Manajemen Bernas tak memungkiri bahwa perkembangan dunia digital dan teknologi informasi berpengaruh besar pada merosotnya bisnis surat kabarnya. Akibatnya tekor.
Bernas mengklaim memiliki 2.000 pelanggan setia, tetapi pendapatan dari iklan sepi dalam beberapa tahun terakhir. Sementara itu, ongkos produksi dan distribusi tak dapat ditopang hanya dari pelanggan.
"Kami itu punya pelanggan dua ribu, namun ketika iklan sepi, maka tak bisa lagi nutup biaya operasional," kata Tedy Kartiyadi, Manajer Sirkulasi Harian Bernas, kepada VIVA pada Rabu, 28 Februari 2018.
Bernas sempat mengubah strategi bisnisnya, dari semula lebih banyak berkonten lokal menjadi dominan konten nasional. Tujuannya demi mendongkrak oplah.

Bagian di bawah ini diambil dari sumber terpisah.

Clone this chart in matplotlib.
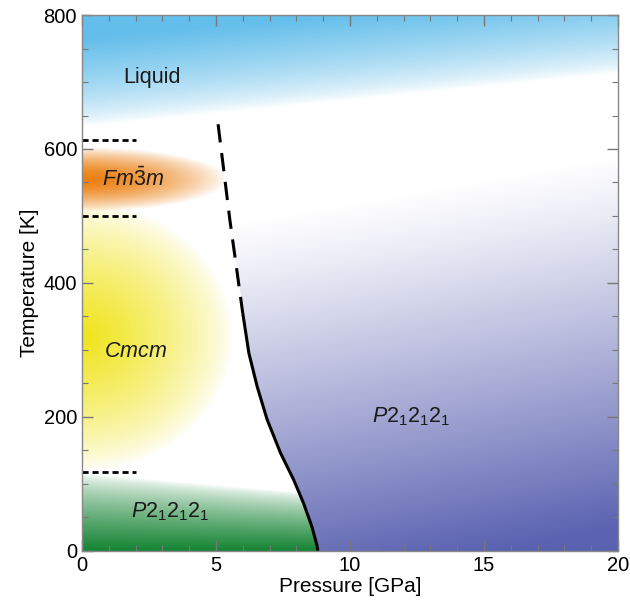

Tapi, siasat itu gagal. Pelanggan pun mengeluhkan bahwa mereka tak lagi dapat mengetahui informasi-informasi lokal.
Pesatnya perkembangan teknologi informasi yang melahirkan media sosial dan media online, media cetak seperti Bernas pun terdampak, mulai dari jumlah pembaca yang menurun hingga pendapatan iklan merosot drastis.

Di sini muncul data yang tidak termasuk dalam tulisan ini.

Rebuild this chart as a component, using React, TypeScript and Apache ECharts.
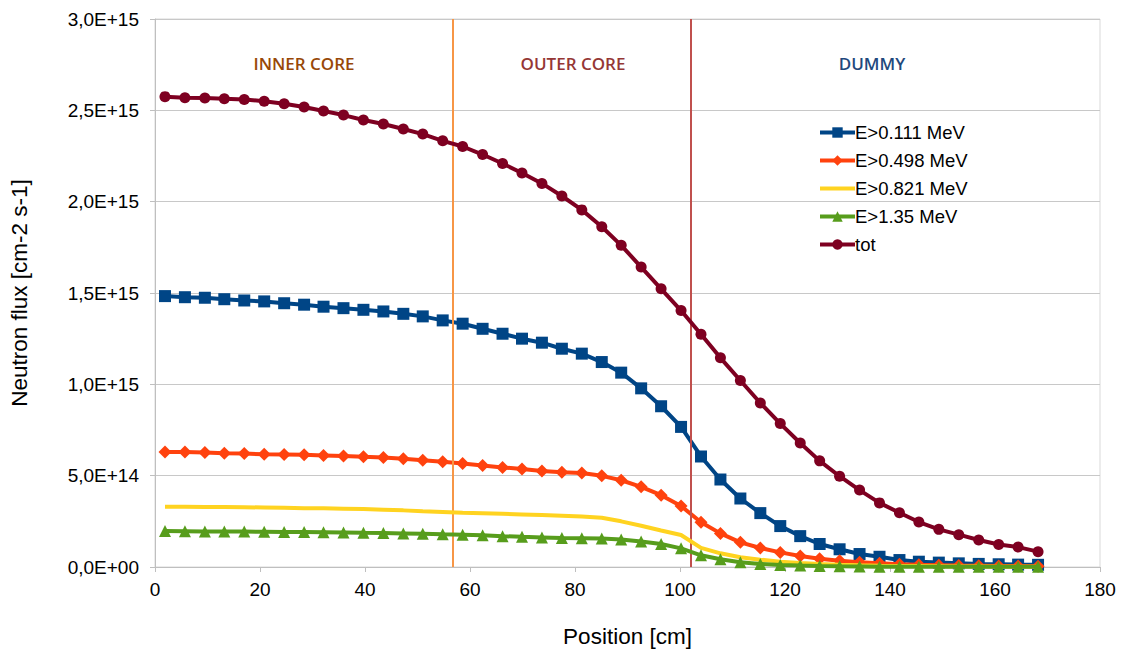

"Saat ini, masyarakat lebih suka membaca media online dan media sosial ketimbang media cetak. Begitu pula pemasang iklan lebih memilih pasang iklan di media sosial secara gratis ketimbang di media cetak," kata Tedy.
Kematian Udin
Harian Bernas berkantor di Jalan Ring Road Utara 7A Caturtunggal, Depok, Kabupaten Sleman, Daerah Istimewa Yogyakarta. Didirikan oleh menteri penerangan pertama Indonesia, Soemanang, pada 15 November 1946.

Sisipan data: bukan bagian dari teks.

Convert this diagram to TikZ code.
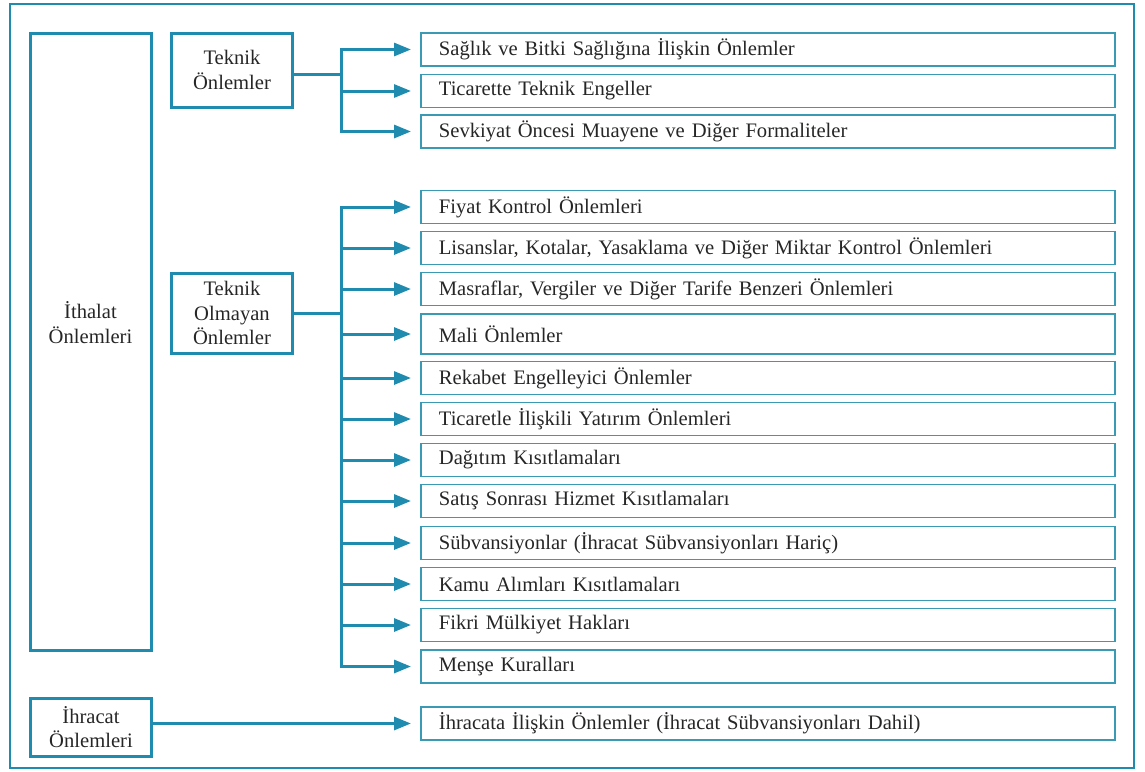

Bernas menarik perhatian publik saat seorang wartawannya, Fuad Muhammad Syafrudin alias Udin, tewas lantaran dianiaya orang tak dikenal pada 16 Agustus 1996. Kematian Udin lantas dikait-kaitkan dengan tulisan kritisnya soal Bupati Bantul saat itu, Sri Roso Sudarmo. Kasus pembunuhan itu masih gelap sampai sekarang.